At the eye of this creative storm was Ford. “O’Neil loved to be the paterfamilias, not just to his own kids, but he was this kind of person who loved to hold forth all the time,” says Dillon. At Ford’s funeral, another Ford fan and peer, humorist John Henry Faulk, included him in an influential Texas cultural pantheon that valued place and nature, immortalized by the Philosophers Rock sculpture at Austin’s Barton Springs: J. Frank Dobie, Roy Bedicheck, and Walter Prescott Webb.

Riklin says she is not at liberty to discuss her clients’ post-sale plans, but the topic of preservation comes up often in conversations about Willow Way. “I would like to think that San Antonio would preserve it, or whoever buys it, not because it’s some sort of architectural masterpiece — because it’s not — but because of all the things that happened there,” says Dillon.
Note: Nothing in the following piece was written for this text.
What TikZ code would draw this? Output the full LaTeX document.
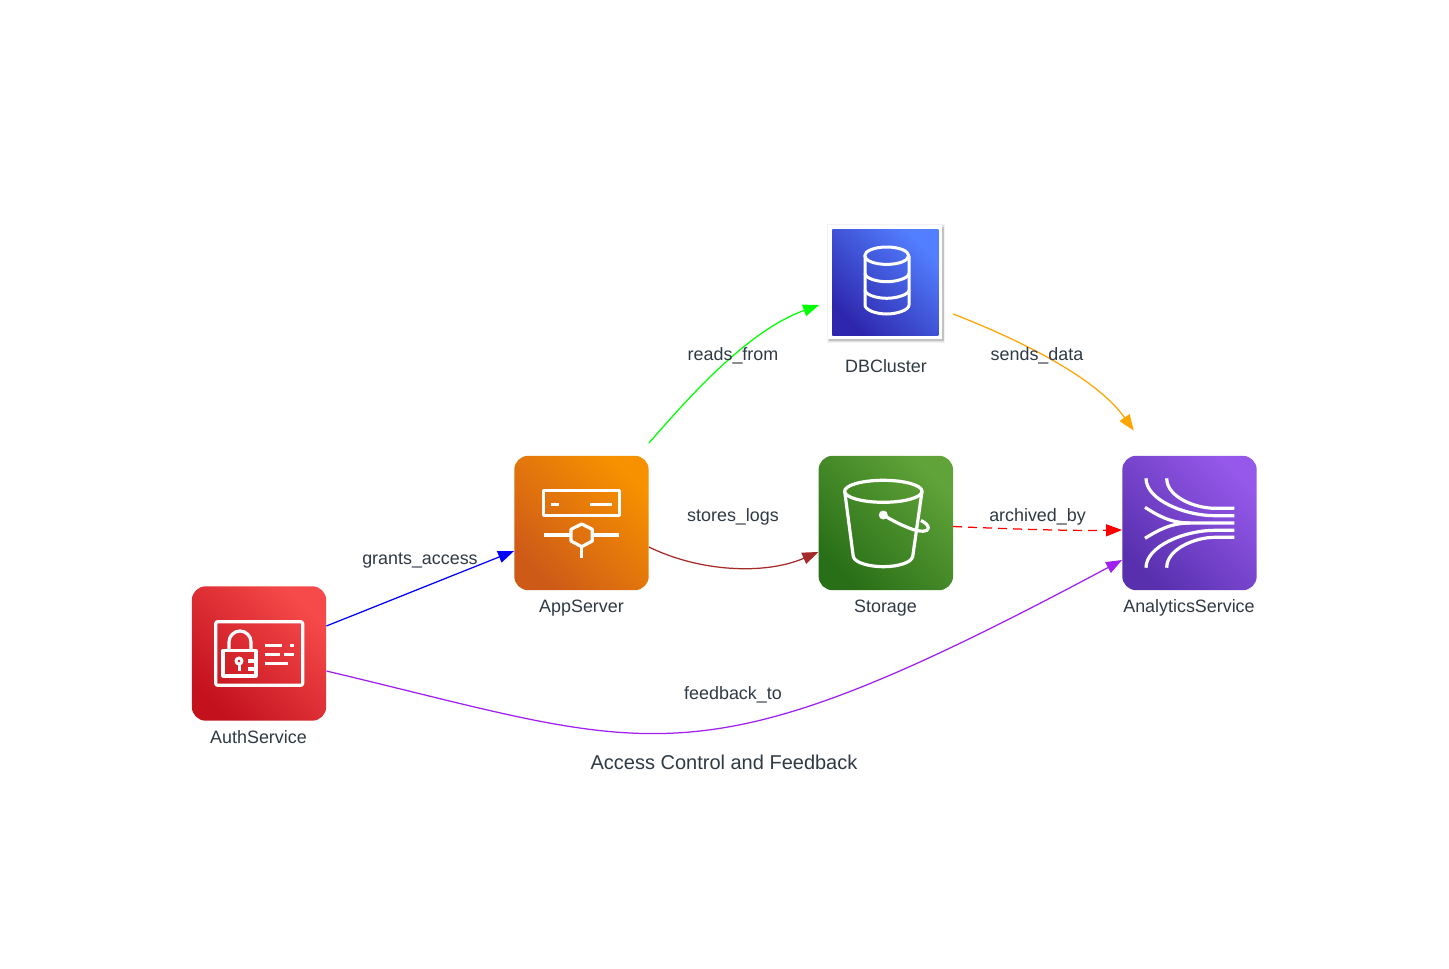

Dillon’s sentiment probably would not be lost on the Fords, especially as City crews finish resurfacing the road and adding sidewalks to the formerly pastoral Padre Drive that runs past Willow Way’s entry. Wanda and Graham were both leaders in the influential San Antonio Conservation Society, and Ford made preservation a cornerstone of his developments, even when it cost him business. Because of his stubborn opposition in the ’60s and ’70s to the North Expressway development, Ford’s firm never received another city contract while he was alive. His efforts to save the historic homes within the HemisFair ’68 grounds cost him his job as lead architect, although he was allowed to finish the Tower of the Americas.

Across the inviting main yard at Willow Way, where oversize rough-hewn picnic tables still beckon guests, the twin boveda roofs of the small house Ford designed for his sons peak between the trees. Ford introduced bovedas, graceful brick vaulted ceilings, to San Antonio by importing Mexican masons from San Miguel de Allende, where he first saw the technique used. It is yet another example of the way Ford’s life and art were mutually reinforcing and sustaining. Shoppers at the Willow Way estate sale may be tempted to try to separate what seems like wheat from chaff, but that would be a false division.

“I think what’s visible at Willow Way is, on the one hand the incredible range of interests, the kind of magpie quality of the collecting that `Ford` did,” concludes Dillon, “and to some extent the messiness of his life — it was not exactly clean in the traditional sense — there were all kinds of ghosts, all kinds of loose ends, and they’re all out there at Willow Way, too.”